For their study, Dulac and Gregg used high-throughput RNA sequencing to search mouse RNA for single nucleotide polymorphisms (SNPs) — one-letter variations in genetic sequence. The researchers then asked whether the SNPs they found for each gene could be traced to one or to both parents. If the SNPs were encoded mainly by one parent’s copy of the gene, the team concluded that the gene was imprinted (see‘The silence of the genes’).
But Babak says that the statistical methods Dulac and Gregg used were not rigorous enough to rule out false positives. His team used multiple methods to estimate the false discovery rate — for instance, by applying stricter criteria for what could be considered instances of imprinting and by estimating how many spurious examples of imprinting would appear by chance if mice from identical genetic backgrounds were bred together. Babak’s team then applied its false discovery rate to Dulac and Gregg’s data and concluded that most of the instances of imprinting identified in the original paper were probably false positives. Dulac counters that Babak’s analysis may be filtering out legitimate but complex instances of imprinting.
“What’s happened in the first few papers on these problems is that the statistics and analysis in general have not been done very carefully,” says Lior Pachter, a computational biologist at the University of California, Berkeley. “And that means you may get completely wrong answers.” Researchers have had many years to develop standard methods to minimize errors and biases in DNA sequencing, but such methods are still being developed for high-throughput RNA sequencing.
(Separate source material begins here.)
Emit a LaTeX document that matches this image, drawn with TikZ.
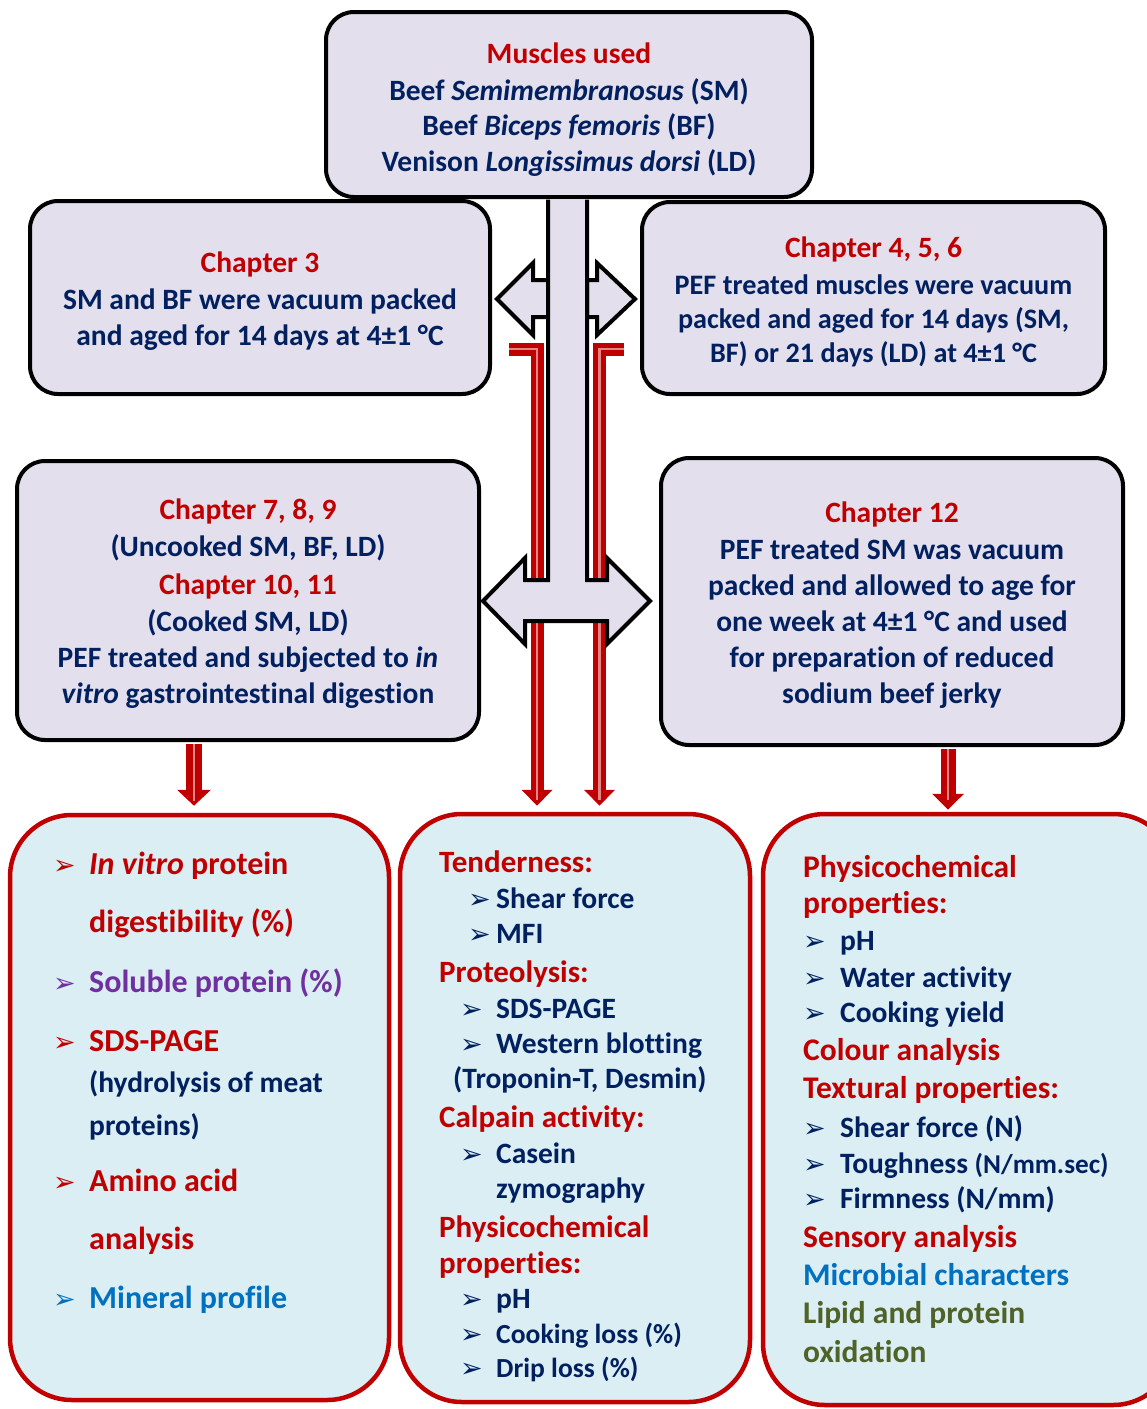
\documentclass[tikz,border=0pt]{standalone}
\usepackage{fontspec}
\setmainfont{Carlito}[Ligatures=NoCommon]
\newfontfamily\symf{DejaVu Sans}
\usetikzlibrary{arrows.meta}

\definecolor{cRed}{HTML}{C00000}
\definecolor{cNavy}{HTML}{002060}
\definecolor{cPurple}{HTML}{7030A0}
\definecolor{cBlue}{HTML}{0070C0}
\definecolor{cOlive}{HTML}{4F6228}
\definecolor{cLav}{HTML}{E4DFEC}
\definecolor{cSky}{HTML}{DAEEF3}
\definecolor{cPink}{HTML}{E08888}

% font size inside a line
\newcommand{\fs}[1]{\fontsize{#1}{36}\selectfont}
% bullet arrowhead, #1 = room before the text
\newcommand{\arw}[1][36pt]{\makebox[#1][l]{{\symf\fontsize{27}{27}\selectfont ➢}}}

\tikzset{
  greybox/.style={draw=black, line width=4pt, fill=cLav, rounded corners=28pt, inner sep=0pt},
  redbox/.style={draw=cRed, line width=4.5pt, fill=cSky, rounded corners=62pt, inner sep=0pt},
  ctxt/.style={anchor=base, inner sep=0pt, text=cNavy, font=\bfseries\fontsize{29.5}{36}\selectfont},
  ltxt/.style={anchor=base west, inner sep=0pt, text=cNavy, font=\bfseries\fontsize{#1}{36}\selectfont},
  redarr/.style={draw=cRed, -{Triangle[width=#1,length=16pt]},
    postaction={draw=cPink, line width=2.5pt, -, shorten >=12pt}}
}

\begin{document}
\begin{tikzpicture}[x=1pt, y=-1pt]
\clip (0,0) rectangle (1147,1409);

% Boxes
\node[greybox, minimum width=486pt, minimum height=185pt] (mus) at (569,104.5) {};
\node[greybox, minimum width=460pt, minimum height=193pt] (ch3) at (260,297.5) {};
\node[greybox, minimum width=463pt, minimum height=192pt] (ch4) at (873.5,298) {};
\node[greybox, minimum width=462pt, minimum height=279pt] (ch7) at (248,600.5) {};
\node[greybox, minimum width=462pt, minimum height=287pt] (ch12) at (892,601.5) {};
\node[redbox, minimum width=379pt, minimum height=585pt] (lft) at (199.5,1107.5) {};
\node[redbox, minimum width=350pt, minimum height=588pt] (mid) at (575,1108) {};
\node[redbox, minimum width=412pt, minimum height=591pt] (rgt) at (969,1109.5) {};

% Red arrows (the two middle ones run behind the shaft)
\draw[redarr=30pt, line width=13pt, shorten >=6pt] (509,349) -| ([xshift=-38pt]mid.north);
\draw[redarr=30pt, line width=13pt, shorten >=6pt] (624,349) -| ([xshift=24.5pt]mid.north);
\draw[redarr=33pt, line width=16pt, shorten <=2pt, shorten >=7pt] ([xshift=-54pt]ch7.south) -- ([xshift=-5.5pt]lft.north);
\draw[redarr=31pt, line width=15pt, shorten <=2pt, shorten >=2pt] ([xshift=56pt]ch12.south) -- ([xshift=-21pt]rgt.north);

% Shaft with side arrows
\draw[line width=4pt, fill=cLav] (548,280) -- (533,280) -- (533,263) -- (497,299) -- (533,335) -- (533,317) -- (548,317) -- cycle;
\draw[line width=4pt, fill=cLav] (587,280) -- (597,280) -- (597,263) -- (635,299) -- (597,335) -- (597,317) -- (587,317) -- cycle;
\draw[line width=4pt, fill=cLav] (548,199.5) -- (548,580) -- (525,580) -- (525,558) -- (483,601) -- (525,644)
  -- (525,621) -- (607,621) -- (607,644) -- (650,601) -- (607,558) -- (607,580) -- (587,580) -- (587,199.5);

% Grey box texts
\foreach \y/\t [count=\i] in {63/{\color{cRed}Muscles used}, 100/{Beef \textit{Semimembranosus} (SM)},
    135/{Beef \textit{Biceps femoris} (BF)}, 171/{Venison \textit{Longissimus dorsi} (LD)}}
  \node[ctxt] (mus\i) at (569,\y) {\t};
\foreach \y/\t [count=\i] in {272/{\color{cRed}Chapter 3}, 309/{SM and BF were vacuum packed},
    345/{and aged for 14 days at 4±1 °C}}
  \node[ctxt] (ch3t\i) at (260,\y) {\t};
\foreach \y/\t [count=\i] in {257/{\color{cRed}\fs{29.5}Chapter 4, 5, 6}, 294/{PEF treated muscles were vacuum},
    328/{packed and aged for 14 days (SM,}, 362/{BF) or 21 days (LD) at 4±1 °C}}
  \node[ctxt, font=\bfseries\fs{28.2}] (ch4t\i) at (873.5,\y) {\t};
\foreach \y/\t [count=\i] in {519/{\color{cRed}Chapter 7, 8, 9}, 556/{(Uncooked SM, BF, LD)},
    594/{\color{cRed}Chapter 10, 11}, 631/{(Cooked SM, LD)},
    667/{PEF treated and subjected to \textit{in}}, 703/{\textit{vitro} gastrointestinal digestion}}
  \node[ctxt] (ch7t\i) at (248,\y) {\t};
\foreach \y/\t [count=\i] in {522/{\color{cRed}Chapter 12}, 559/{PEF treated SM was vacuum},
    595/{packed and allowed to age for}, 631/{one week at 4±1 °C and used},
    667/{for preparation of reduced}, 703/{sodium beef jerky}}
  \node[ctxt] (ch12t\i) at (892,\y) {\t};

% Left list
\foreach \x/\y/\t [count=\i] in {53/874/{\color{cRed}\arw\textit{In vitro} protein},
    89/932/{\color{cRed}digestibility (\%)}, 53/992/{\color{cPurple}\arw Soluble protein (\%)},
    53/1051/{\color{cRed}\arw SDS-PAGE}, 89/1092/{\fs{29.5}(hydrolysis of meat}, 89/1135/{\fs{29.5}proteins)},
    53/1191/{\color{cRed}\arw Amino acid}, 89/1249/{\color{cRed}analysis},
    53/1308/{\color{cBlue}\arw Mineral profile}}
  \node[ltxt=32] (l\i) at (\x,\y) {\t};

% Middle list
\foreach \x/\y/\t [count=\i] in {439/872/{\color{cRed}\fs{31}Tenderness:}, 468/908/{\arw[28pt]Shear force},
    468/943/{\arw[28pt]MFI}, 439/982/{\color{cRed}\fs{31}Proteolysis:}, 460/1018/{\arw SDS-PAGE},
    460/1053/{\arw Western blotting}, 453/1088/{(Troponin-T, Desmin)},
    439/1127/{\color{cRed}\fs{31}Calpain activity:}, 460/1163/{\arw Casein}, 496/1198/{zymography},
    439/1237/{\color{cRed}\fs{31}Physicochemical}, 439/1273/{\color{cRed}\fs{31}properties:},
    460/1308/{\arw pH}, 460/1343/{\fs{27.6}\arw Cooking loss (\%)}, 460/1377/{\fs{27.6}\arw Drip loss (\%)}}
  \node[ltxt=29.5] (m\i) at (\x,\y) {\t};

% Right list
\foreach \x/\y/\t [count=\i] in {803/877/{\color{cRed}\fs{31.5}Physicochemical}, 803/913/{\color{cRed}\fs{31.5}properties:},
    803/950/{\arw[37pt]pH}, 803/987/{\arw[37pt]Water activity}, 803/1022/{\arw[37pt]Cooking yield},
    803/1060/{\color{cRed}\fs{31.5}Colour analysis}, 803/1098/{\color{cRed}\fs{31.5}Textural properties:},
    803/1137/{\arw[37pt]Shear force (N)}, 803/1173/{\arw[37pt]Toughness {\fs{27.2}(N/mm.sec)}},
    803/1208/{\arw[37pt]Firmness (N/mm)}, 803/1247/{\color{cRed}\fs{31.5}Sensory analysis},
    803/1285/{\color{cBlue}\fs{31.5}Microbial characters}, 803/1323/{\color{cOlive}\fs{31.5}Lipid and protein},
    803/1362/{\color{cOlive}\fs{31.5}oxidation}}
  \node[ltxt=29.5] (r\i) at (\x,\y) {\t};

\end{tikzpicture}
\end{document}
Pachter says that another key problem is that high-profile papers in the field may be well reviewed for their biology but not their computational foundations. “The culture is not the same in biology as it is in statistics or math, where reviewers sit with a paper for months, check the statistics and the math, and run the programs and test them,” he says.
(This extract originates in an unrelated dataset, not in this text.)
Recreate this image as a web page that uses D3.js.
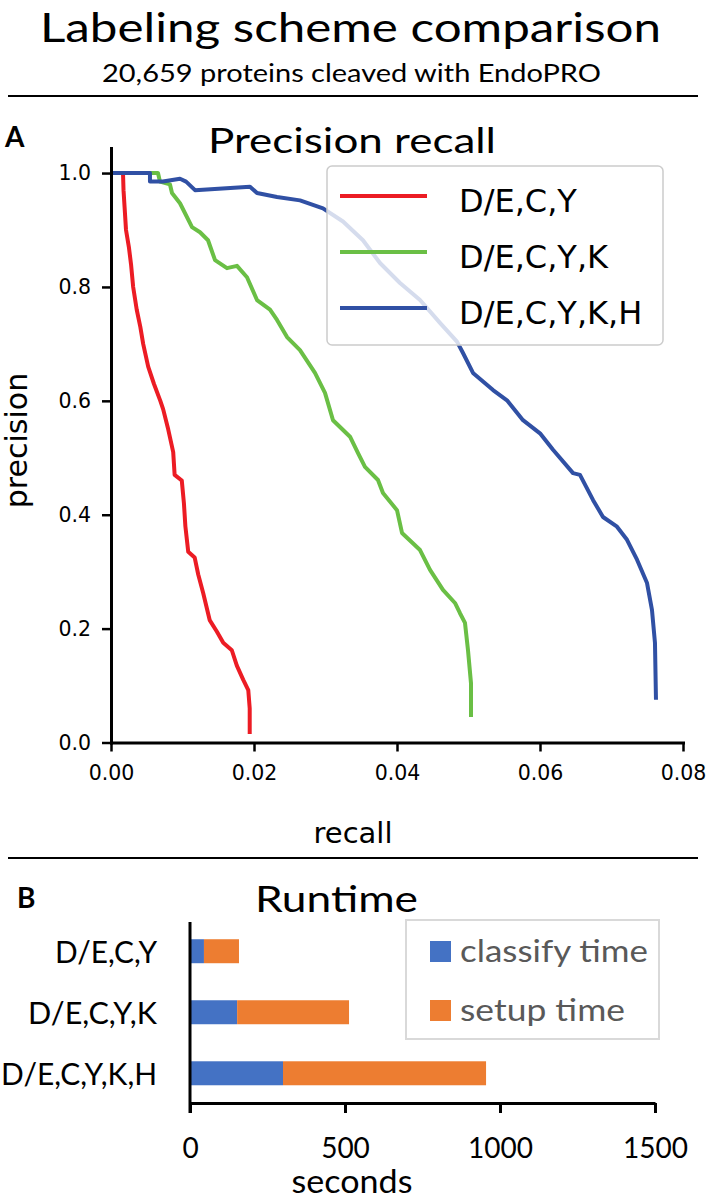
<!DOCTYPE html>
<html><head><meta charset="utf-8">
<script src="https://cdn.jsdelivr.net/npm/d3@7"></script>
<style>html,body{margin:0;padding:0;background:#fff;} svg{display:block}</style>
</head><body>
<script>
// ---------- DATA ----------
const seriesNames = ["D/E,C,Y", "D/E,C,Y,K", "D/E,C,Y,K,H"];
const seriesColors = ["#ec1c24", "#6abf45", "#3050a4"];

const recallDECY = [0.00168,0.00175,0.0019,0.0021,0.0025,0.0028,0.0031,0.0036,0.0041,0.0045,0.0052,0.0060,0.0069,0.0073,0.0080,0.0087,0.0089,0.0099,0.0102,0.0104,0.0108,0.0117,0.0122,0.0129,0.0138,0.0148,0.0157,0.0169,0.0176,0.0185,0.0192,0.0194,0.0194];
const precisionDECY = [1.0,0.97,0.94,0.9,0.87,0.84,0.8,0.76,0.73,0.7,0.66,0.63,0.6,0.585,0.55,0.51,0.47,0.46,0.42,0.38,0.335,0.325,0.295,0.262,0.215,0.195,0.175,0.162,0.135,0.11,0.092,0.06,0.015];

const recallDECYK = [0,0.00657,0.00685,0.00825,0.00853,0.00965,0.01133,0.01245,0.01357,0.01455,0.01622,0.01762,0.01902,0.02042,0.02224,0.02322,0.02462,0.02643,0.02853,0.02993,0.03105,0.03343,0.03455,0.03552,0.03734,0.03804,0.0400,0.0407,0.04322,0.04462,0.04643,0.04811,0.04881,0.04951,0.04993,0.05035,0.05035];
const precisionDECYK = [1.0,1.0,0.985,0.98,0.965,0.947,0.905,0.896,0.882,0.847,0.833,0.837,0.817,0.777,0.76,0.742,0.712,0.689,0.649,0.614,0.566,0.537,0.508,0.484,0.461,0.438,0.408,0.368,0.338,0.303,0.268,0.245,0.227,0.21,0.162,0.104,0.045];

const recallDECYKH = [0,0.00545,0.00545,0.00727,0.00965,0.0105,0.01175,0.01944,0.02042,0.02322,0.02643,0.02965,0.03245,0.03524,0.03762,0.04042,0.04322,0.04601,0.04839,0.04923,0.05063,0.05343,0.05538,0.05762,0.0600,0.06182,0.06462,0.06559,0.06741,0.06881,0.07077,0.07217,0.07357,0.07497,0.07566,0.07608,0.07622];
const precisionDECYKH = [1.0,1.0,0.985,0.985,0.99,0.985,0.97,0.976,0.965,0.958,0.952,0.938,0.915,0.882,0.842,0.807,0.777,0.737,0.704,0.684,0.649,0.619,0.601,0.566,0.543,0.514,0.473,0.47,0.426,0.396,0.379,0.356,0.321,0.28,0.233,0.175,0.075];

const xTicksA = [0, 0.02, 0.04, 0.06, 0.08];
const yTicksA = [0, 0.2, 0.4, 0.6, 0.8, 1.0];

const runtimeCategories = ["D/E,C,Y", "D/E,C,Y,K", "D/E,C,Y,K,H"];
const classifyTime = [45, 152, 300];
const setupTime = [113, 361, 655];
const runtimeKeys = ["classify time", "setup time"];
const runtimeColors = ["#4472c4", "#ed7d31"];
const xTicksB = [0, 500, 1000, 1500];

// ---------- DRAW ----------
const W = 707, H = 1199;
const svg = d3.select("body").append("svg").attr("width", W).attr("height", H);
const DJ = "DejaVu Sans", LT = "Lato";

function txt(x, y, s, o = {}) {
  const t = svg.append("text").attr("x", x).attr("y", y).text(s)
    .attr("font-family", o.family || LT).attr("font-size", o.size || 20)
    .attr("text-anchor", o.anchor || "start").attr("fill", o.fill || "#000");
  if (o.weight) t.attr("font-weight", o.weight);
  if (o.len) t.attr("textLength", o.len).attr("lengthAdjust", "spacingAndGlyphs");
  if (o.transform) t.attr("transform", o.transform);
  return t;
}

// Header
txt(350.5, 41.5, "Labeling scheme comparison", {size: 41, anchor: "middle", len: 621});
txt(351.5, 82, "20,659 proteins cleaved with EndoPRO", {size: 25, anchor: "middle", len: 499});
svg.append("line").attr("x1", 8).attr("x2", 698).attr("y1", 96).attr("y2", 96).attr("stroke", "#000").attr("stroke-width", 2);

// Panel A
txt(5, 147, "A", {size: 28, weight: "bold"});
txt(352, 153, "Precision recall", {size: 35, anchor: "middle", len: 288});

const xA = d3.scaleLinear([0, 0.08], [111, 683]);
const yA = d3.scaleLinear([0, 1.044], [742.5, 148]);

const gA = svg.append("g");
const seriesData = [
  d3.zip(recallDECY, precisionDECY),
  d3.zip(recallDECYK, precisionDECYK),
  d3.zip(recallDECYKH, precisionDECYKH)
];
const line = d3.line().x(d => xA(d[0])).y(d => yA(d[1]));
seriesData.forEach((d, i) => {
  gA.append("path").attr("d", line(d)).attr("fill", "none")
    .attr("stroke", seriesColors[i]).attr("stroke-width", 4)
    .attr("stroke-linejoin", "round");
});

const axXA = svg.append("g").attr("transform", "translate(0,742.5)")
  .call(d3.axisBottom(xA).tickValues(xTicksA).tickFormat(d3.format(".2f")).tickSize(9).tickSizeOuter(0).tickPadding(14));
const axYA = svg.append("g").attr("transform", "translate(111,0)")
  .call(d3.axisLeft(yA).tickValues(yTicksA).tickFormat(d3.format(".1f")).tickSize(9).tickSizeOuter(0).tickPadding(11));
[axXA, axYA].forEach(a => {
  a.attr("font-family", DJ).attr("font-size", 20.5);
  a.select(".domain").attr("stroke-width", 3).attr("stroke-linecap", "square");
  a.selectAll(".tick line").attr("stroke-width", 2.5);
  a.selectAll(".tick text").attr("fill", "#000");
});

txt(27, 440.5, "precision", {family: DJ, size: 30, anchor: "middle", transform: "rotate(-90,27,440.5)"});
txt(353, 843, "recall", {family: DJ, size: 29, anchor: "middle"});

// Legend A
const legA = svg.append("g");
legA.append("rect").attr("x", 327).attr("y", 166).attr("width", 336).attr("height", 179).attr("rx", 5)
  .attr("fill", "#fff").attr("fill-opacity", 0.8).attr("stroke", "#cccccc").attr("stroke-width", 1.5);
const legAY = [196, 252, 308];
seriesNames.forEach((n, i) => {
  legA.append("line").attr("x1", 340).attr("x2", 427).attr("y1", legAY[i]).attr("y2", legAY[i])
    .attr("stroke", seriesColors[i]).attr("stroke-width", 4);
  legA.append("text").attr("x", 459).attr("y", legAY[i] + 15.5).text(n)
    .attr("font-family", DJ).attr("font-size", 32).attr("fill", "#000");
});

svg.append("line").attr("x1", 8).attr("x2", 698).attr("y1", 858).attr("y2", 858).attr("stroke", "#000").attr("stroke-width", 2);

// Panel B
txt(17, 908, "B", {size: 28, weight: "bold"});
txt(336.5, 912, "Runtime", {size: 36, anchor: "middle", len: 163});

const xB = d3.scaleLinear([0, 1500], [190, 655]);
const yB = d3.scaleBand(runtimeCategories, [920.5, 1104]).paddingInner(0.607).paddingOuter(0.307);

const table = runtimeCategories.map((c, i) => ({cat: c, "classify time": classifyTime[i], "setup time": setupTime[i]}));
const stacked = d3.stack().keys(runtimeKeys)(table);
stacked.forEach((s, k) => {
  svg.append("g").selectAll("rect").data(s).join("rect")
    .attr("x", d => xB(d[0])).attr("width", d => xB(d[1]) - xB(d[0]))
    .attr("y", d => yB(d.data.cat)).attr("height", yB.bandwidth())
    .attr("fill", runtimeColors[k]);
});

const axXB = svg.append("g").attr("transform", "translate(0,1103)")
  .call(d3.axisBottom(xB).tickValues(xTicksB).tickFormat(d3.format("d")).tickSize(10).tickSizeOuter(0).tickPadding(25));
const axYB = svg.append("g").attr("transform", "translate(190,0)")
  .call(d3.axisLeft(yB).tickSize(0).tickSizeOuter(0).tickPadding(33));
[axXB, axYB].forEach(a => {
  a.attr("font-family", LT).attr("font-size", 28);
  a.select(".domain").attr("stroke-width", 3);
  a.selectAll(".tick line").attr("stroke-width", 3);
  a.selectAll(".tick text").attr("fill", "#000");
});
const catLens = [102, 129, 156];
axYB.selectAll(".tick text").attr("dy", "0.38em").attr("font-size", 30)
  .attr("textLength", (d, i) => catLens[i]).attr("lengthAdjust", "spacingAndGlyphs");
axYB.select(".domain").attr("d", "M0,922V1113");

txt(352, 1193, "seconds", {size: 32, anchor: "middle", len: 121});

// Legend B
const legB = svg.append("g");
legB.append("rect").attr("x", 406).attr("y", 920).attr("width", 253).attr("height", 119)
  .attr("fill", "#fff").attr("stroke", "#d9d9d9").attr("stroke-width", 2);
const legBY = [941, 1000];
const legBLen = [188, 165];
runtimeKeys.forEach((k, i) => {
  legB.append("rect").attr("x", 430).attr("y", legBY[i]).attr("width", 21).attr("height", 21).attr("fill", runtimeColors[i]);
  legB.append("text").attr("x", 460).attr("y", legBY[i] + 21).text(k)
    .attr("font-family", LT).attr("font-size", 31).attr("fill", "#595959")
    .attr("textLength", legBLen[i]).attr("lengthAdjust", "spacingAndGlyphs");
});
</script>
</body></html>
The debate has implications for any sequencing-based study that requires statisticians to identify rare genetic phenomena using relatively new methods. “If you don’t deal with the analytical details very carefully, you’re going to get into trouble because of the low signal-to-noise ratio” in these types of experiments, says Jin Billy Li, a genomicist at Stanford University who was one of the critics of Cheung’s RNA-editing paper.
Dulac says that she and her colleagues are now using different statistical methods to reanalyse the imprinting data, but adds, “I am quite confident that we will find things that are likely to be around the same order of magnitude” as originally reported.
Reference
Gregg, C. et al. Science 329, 643–648 (2010).
DeVeale, B., van der Kooy, D. & Babak, T. PLoS Genet. 8, e1002600 (2012).
Li, M. et al. Science 33, 53–58 (2011).
Check Hayden, E. Nature http://dx.doi.org/10.1038/nature.2012.10217 (2012).